A Family Once More
10/23/2003 AT 12:13 PM EDT
JUNE 5, 2002: 3:58 a.m.
ED: We awoke to the sound of a voice filled with fright – that of our 9-year-old daughter, Mary Katherine.
"She's gone. Elizabeth is gone."
Mary Katherine stood by Lois's side of the bed, her head covered by her baby blanket. At first we were certain it had just been a bad dream. (But) she went on, "A man came and took her. He had a gun." (We) ran from the room and down the stairs, flicking on every light switch. Lois's eyes fell on the cut screen in the kitchen window, and she screamed in utter disbelief and shock. That's when we both realized that Mary Katherine's words had quickly become our worst nightmare. Our daughter Elizabeth was gone.
JUNE 2002: THE FIRST DAYS
ED: I remember feeling as if the police didn't have control over the situation. In the early hours of the first day, I was bothered they weren't out there looking for my daughter. The house was not immediately sealed as a crime scene, which was confusing and troubling. Looking back, this turned out to be a huge oversight on the part of the police.
When the investigators started looking at our family, the obvious thought was that I might be involved.
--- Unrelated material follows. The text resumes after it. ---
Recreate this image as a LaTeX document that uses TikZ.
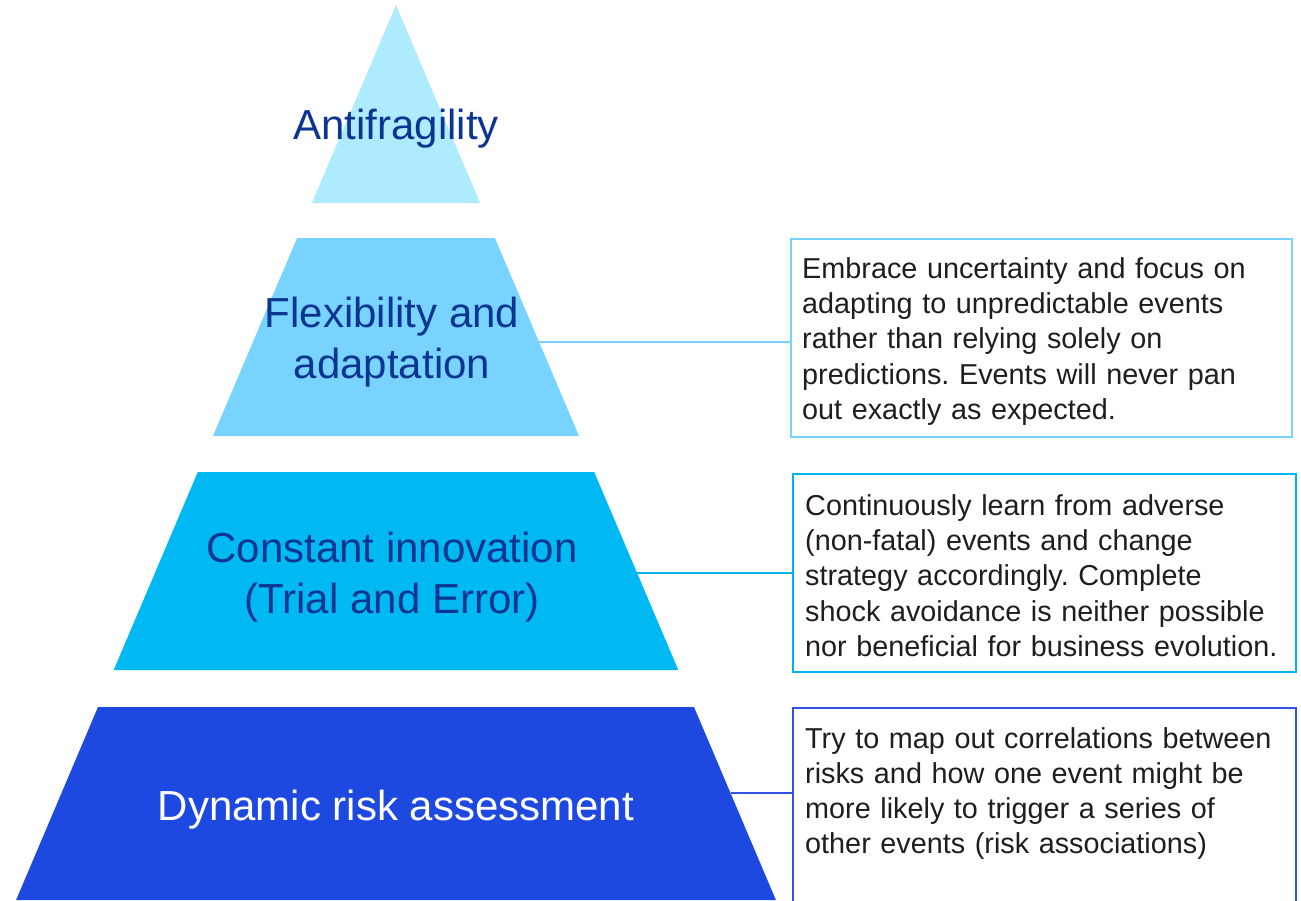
\documentclass[tikz,border=0pt]{standalone}
\usepackage{fontspec}
\setmainfont{Liberation Sans}
\frenchspacing
\begin{document}
\definecolor{tierA}{HTML}{AEEBFE}
\definecolor{tierB}{HTML}{78D3FF}
\definecolor{tierC}{HTML}{00B9F2}
\definecolor{tierD}{HTML}{1E49E0}
\definecolor{headblue}{HTML}{0B3590}
\definecolor{bodytext}{HTML}{1E1E1E}
\definecolor{frameB}{HTML}{7AD3FF}
\definecolor{frameC}{HTML}{00B2F0}
\definecolor{frameD}{HTML}{2F52E2}
\begin{tikzpicture}[x=1pt,y=-1pt,
  tierlabel/.style={text=headblue,align=center,inner sep=0pt,
    font=\fontsize{42}{51}\selectfont},
  descframe/.style={draw,line width=1.6pt,anchor=north west,inner sep=0pt},
  desctext/.style={text=bodytext,align=left,anchor=west,inner sep=0pt,
    text width=490pt,font=\fontsize{28.8}{35.25}\selectfont},
  link/.style={line width=1.6pt}]
\useasboundingbox (0,0) rectangle (1301,900);
\clip (0,0) rectangle (1301,900);

% pyramid tiers, all slices of one triangle with apex at (396,5)
\coordinate (apex) at (396,5);
\fill[tierA] (apex) -- (480.05,203) -- (311.95,203) -- cycle;
\fill[tierB] (297.1,238) -- (494.9,238) -- (579.0,436) -- (213.0,436) -- cycle;
\fill[tierC] (197.8,472) -- (594.2,472) -- (678.3,670) -- (113.7,670) -- cycle;
\fill[tierD] (98.0,707) -- (694.0,707) -- (775.9,900) -- (16.1,900) -- cycle;

% tier labels
\node[tierlabel] (l1) at (396,129) {Antifragility};
\node[tierlabel] (l2) at (392,342) {Flexibility and\\adaptation};
\node[tierlabel] (l3) at (392,577) {Constant innovation\\(Trial and Error)};
\node[tierlabel,text=white] (l4) at (396,810) {Dynamic risk assessment};

% description frames
\node[descframe,frameB,minimum width=501pt,minimum height=198pt] (b1) at (790,238) {};
\node[descframe,frameC,minimum width=503pt,minimum height=198pt] (b2) at (792,473) {};
\node[descframe,frameD,minimum width=503pt,minimum height=240pt] (b3) at (792,707) {};

% description texts
\node[desctext] (t1) at (802,341.5) {Embrace uncertainty and focus on\\adapting to unpredictable events\\rather than relying solely on\\predictions. Events will never pan\\out exactly as expected.};
\node[desctext] (t2) at (805,575.5) {Continuously learn from adverse\\(non-fatal) events and change\\strategy accordingly. Complete\\shock avoidance is neither possible\\nor beneficial for business evolution.};
\node[desctext] (t3) at (805,793.5) {Try to map out correlations between\\risks and how one event might be\\more likely to trigger a series of\\other events (risk associations)};

% connectors from the right edge of each tier to its frame
\coordinate (c1) at (539.1,342);
\coordinate (c2) at (637.1,573);
\coordinate (c3) at (730.5,793);
\draw[link,frameB] (c1) -- (c1 -| b1.west);
\draw[link,frameC] (c2) -- (c2 -| b2.west);
\draw[link,frameD] (c3) -- (c3 -| b3.west);
\end{tikzpicture}
\end{document}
The police were pushing me to the point of breaking – which was their goal. If they could break me, surely I'd confess. This was definitely one of the lowest points of my life.
I had been crying uncontrollably for three days – since the morning Elizabeth was taken. That night two FBI agents had to help me up the stairs to my bedroom. My mind was overwhelmed by the situation our family was facing. I was checked into the hospital, unable to stop myself from crying. By morning I had suffered what my doctors would later tell me was a mild nervous breakdown. They sedated me when I checked in, but I kept right on crying. I just couldn't stop.
LOIS: A few weeks after Elizabeth was kidnapped, I was having a particularly bad Sunday. I got all of the children ready for church, but I simply couldn't muster the strength to pull myself together. I was lying on my bed, looking up at the ceiling, feeling lost and distraught. I had been crying and crying. I kept praying for an answer to why this could be happening. And then I heard a voice in my head, clear as anything I have ever heard, say the words "Be of good cheer." It was enough to get me out of bed that morning. I dressed and went to church.